Neste momento, o projeto enfrenta problema recorrente: duas bombas da Estação Elevatória de Salgueiro, que jogam água do S. Francisco para o Ceará e a Paraíba, quebraram. Uma está sendo reparada e ficará pronta dentro de mais 20 dias. O reparo da outra, quebrada no início de 2023, demorará mais tempo – dois anos, segundo os especialistas, a um custo muito alto. 

Esses especialistas informam que uma bomba desse tipo custa hoje, novinha, algo em torno de R$ 500 milhões. É dinheiro que o orçamento do Ministério da Integração e Desenvolvimento Regional (MIDR) não tem.

Os mesmos especialistas ouvidos por esta coluna acrescentam: o Projeto S. Francisco, em pouco tempo, sofrerá outros problemas estruturais com um agravante: o governo dos quatro estados beneficiários – Ceará, Rio Grande do Norte, Paraíba e Pernambuco – “não dispõem de dinheiro, em primeiro lugar; em segundo lugar, já estão devendo, e muito, ao governo federal, que vem custeando, sozinho, a conta da energia que movimenta as estações elevatórias dos canais Leste e Norte”.

A iniciativa privada já tentou associar-se ao governo da União por meio de Parceria Público Privada. Em troca da gestão e da manutenção do projeto, essa PPP ganharia o direito de explorar economicamente a área útil das duas margens dos canais Leste e Oeste, implantando nelas projetos de geração de energia solar fotovoltaica, que forneceria energia elétrica suficiente para a movimentação das estações elevatórias.

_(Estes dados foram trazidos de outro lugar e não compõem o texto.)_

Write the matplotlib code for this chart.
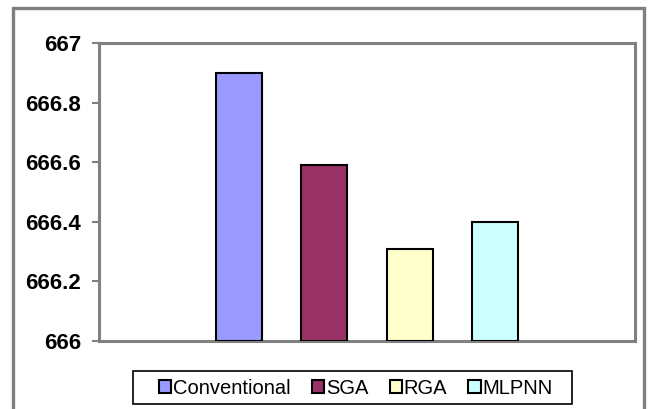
import matplotlib
matplotlib.use("Agg")
import matplotlib.pyplot as plt
from matplotlib.patches import Rectangle

series = ["Conventional", "SGA", "RGA", "MLPNN"]
values = [666.90, 666.59, 666.31, 666.40]
colors = ["#9999FF", "#993366", "#FFFFCC", "#CCFFFF"]
yticks = [666, 666.2, 666.4, 666.6, 666.8, 667]
ytick_labels = ["666", "666.2", "666.4", "666.6", "666.8", "667"]

W, H = 654, 409
fig = plt.figure(figsize=(W / 100, H / 100), dpi=100)
fig.patch.set_facecolor("white")

# outer chart-area frame
fig.patches.append(Rectangle((13 / W, -0.05), (644 - 13) / W, 1 - 8 / H + 0.05,
                             transform=fig.transFigure, fill=False,
                             edgecolor="#808080", linewidth=2.4))

ax = fig.add_axes([99 / W, 1 - 341 / H, (635 - 99) / W, (341 - 43) / H])
x = list(range(len(series)))
bars = ax.bar(x, [v - 666 for v in values], bottom=666, width=0.54,
              color=colors, edgecolor="black", linewidth=1.5, zorder=3)

ax.set_xlim(-1.635, 4.635)
ax.set_ylim(666, 667)
ax.set_yticks(yticks)
ax.set_yticklabels(ytick_labels, fontfamily="Liberation Sans",
                   fontweight="bold", fontsize=16)
ax.set_xticks([])
for side in ["left", "bottom", "top", "right"]:
    ax.spines[side].set_color("#808080")
    ax.spines[side].set_linewidth(2.2)
ax.tick_params(axis="y", direction="out", length=5, width=1.5,
               color="#808080", pad=8)

# legend frame
fig.patches.append(Rectangle((133 / W, 1 - 404 / H), (572 - 133) / W, 33 / H,
                             transform=fig.transFigure, fill=False,
                             edgecolor="black", linewidth=1.2))
leg = fig.legend(handles=list(bars), labels=series, loc="center",
                 bbox_to_anchor=(356 / W, 1 - 388 / H), ncol=4,
                 frameon=False, handlelength=0.6,
                 handleheight=0.6, handletextpad=0.1, columnspacing=1.05,
                 borderpad=0.3, prop={"family": "Liberation Sans", "size": 14.5})
for h in leg.legend_handles:
    h.set_linewidth(1.5)

fig.savefig("out.png", dpi=100)
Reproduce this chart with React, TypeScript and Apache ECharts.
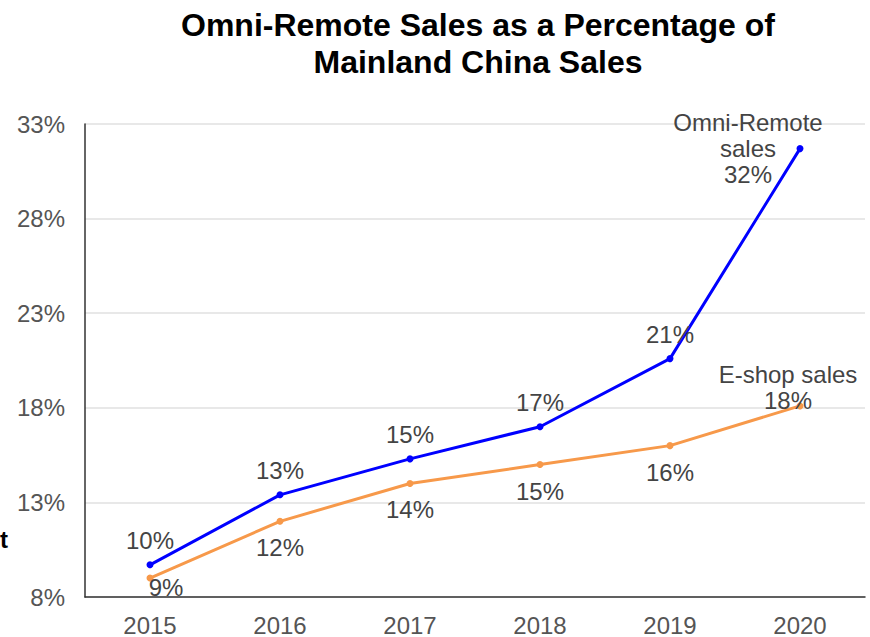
import React, { useEffect, useRef } from "react";
import * as echarts from "echarts";

const years = ["2015", "2016", "2017", "2018", "2019", "2020"];
const omniRemote = [9.7, 13.4, 15.3, 17.0, 20.6, 31.7];
const eShop = [9.0, 12.0, 14.0, 15.0, 16.0, 18.1];
const omniName = "Omni-Remote\nsales";
const eShopName = "E-shop sales";
const yMin = 8;
const yMax = 33;
const yStep = 5;

const FONT = "Liberation Sans, Arial, sans-serif";
const LABEL_COLOR = "#444";

export default function App() {
  const ref = useRef<HTMLDivElement>(null);
  useEffect(() => {
    document.body.style.margin = "0";
    if (!ref.current) return;
    const chart = echarts.init(ref.current, undefined, { renderer: "svg" });
    const last = years.length - 1;
    const fmt = (name: string) => (p: any) =>
      p.dataIndex === last ? `${name}\n${Math.round(p.value)}%` : `${Math.round(p.value)}%`;

    const omniData = omniRemote.map((v, i) =>
      i === last
        ? { value: v, label: { position: "inside", offset: [-52, 0], lineHeight: 26 } }
        : v
    );
    const eShopData = eShop.map((v, i) =>
      i === last
        ? { value: v, label: { position: "inside", offset: [-12, -18], lineHeight: 26 } }
        : i === 0
        ? { value: v, label: { position: "inside", offset: [16, 9] } }
        : v
    );

    chart.setOption({
      animation: false,
      textStyle: { fontFamily: FONT },
      title: {
        text: "Omni-Remote Sales as a Percentage of\nMainland China Sales",
        left: 473,
        textAlign: "center",
        top: 1,
        textStyle: {
          fontFamily: FONT,
          fontSize: 32,
          fontWeight: "bold",
          color: "#000",
          lineHeight: 37,
        },
      },
      graphic: [
        {
          type: "text",
          left: 0,
          top: 527,
          style: { text: "t", font: `bold 24px ${FONT}`, fill: "#000" },
        },
      ],
      grid: { left: 85, right: 5, top: 124, bottom: 37 },
      xAxis: {
        type: "category",
        data: years,
        boundaryGap: true,
        axisLine: { show: true, lineStyle: { color: "#333", width: 1.5 } },
        axisTick: { show: false },
        axisLabel: { color: "#555", fontSize: 24, margin: 16, fontFamily: FONT },
      },
      yAxis: {
        type: "value",
        min: yMin,
        max: yMax,
        interval: yStep,
        axisLine: { show: true, lineStyle: { color: "#333", width: 1.5 } },
        axisTick: { show: false },
        axisLabel: { color: "#555", fontSize: 24, margin: 20, formatter: "{value}%", fontFamily: FONT },
        splitLine: { show: true, lineStyle: { color: "#e0e0e0", width: 1.5 } },
      },
      series: [
        {
          name: "Omni-Remote sales",
          type: "line",
          data: omniData,
          symbol: "circle",
          symbolSize: 7,
          lineStyle: { color: "#0000ff", width: 3 },
          itemStyle: { color: "#0000ff" },
          label: {
            show: true,
            position: "top",
            distance: 9,
            fontSize: 24,
            color: LABEL_COLOR,
            fontFamily: FONT,
            formatter: fmt(omniName),
          },
          z: 3,
        },
        {
          name: "E-shop sales",
          type: "line",
          data: eShopData,
          symbol: "circle",
          symbolSize: 7,
          lineStyle: { color: "#f7994a", width: 3 },
          itemStyle: { color: "#f7994a" },
          label: {
            show: true,
            position: "bottom",
            distance: 11,
            fontSize: 24,
            color: LABEL_COLOR,
            fontFamily: FONT,
            formatter: fmt(eShopName),
          },
          z: 2,
        },
      ],
    });
    return () => chart.dispose();
  }, []);
  return <div ref={ref} style={{ width: 870, height: 637 }} />;
}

Essa proposta, porém, foi esquecida nos escaninhos do MIDR.

Resumo da ópera: o Projeto S. Francisco está aí, funcionando à perfeição no Canal Leste, mas cheio de problemas estruturais no Canal Norte, preocupando os que produzem e trabalham nos estados que deveriam estar recebendo, sem problemas, as suas águas – o Ceará, o Oeste da Paraíba e o Oeste do Rio Grande do Norte. 

A boa esperança é a movimentação de empresários da agropecuária do Ceará que pretendem deslocar-se até Brasília para mobilizar senadores cearenses, potiguares, paraibanos e pernambucanos, no sentido de pressionar o titular do MIDR, Waldez Góes, a acelerar o início das obras de construção do Ramal do Salgado e a abreviar o conserto das duas bombas avariadas da Estação Elevatória de Salgueiro.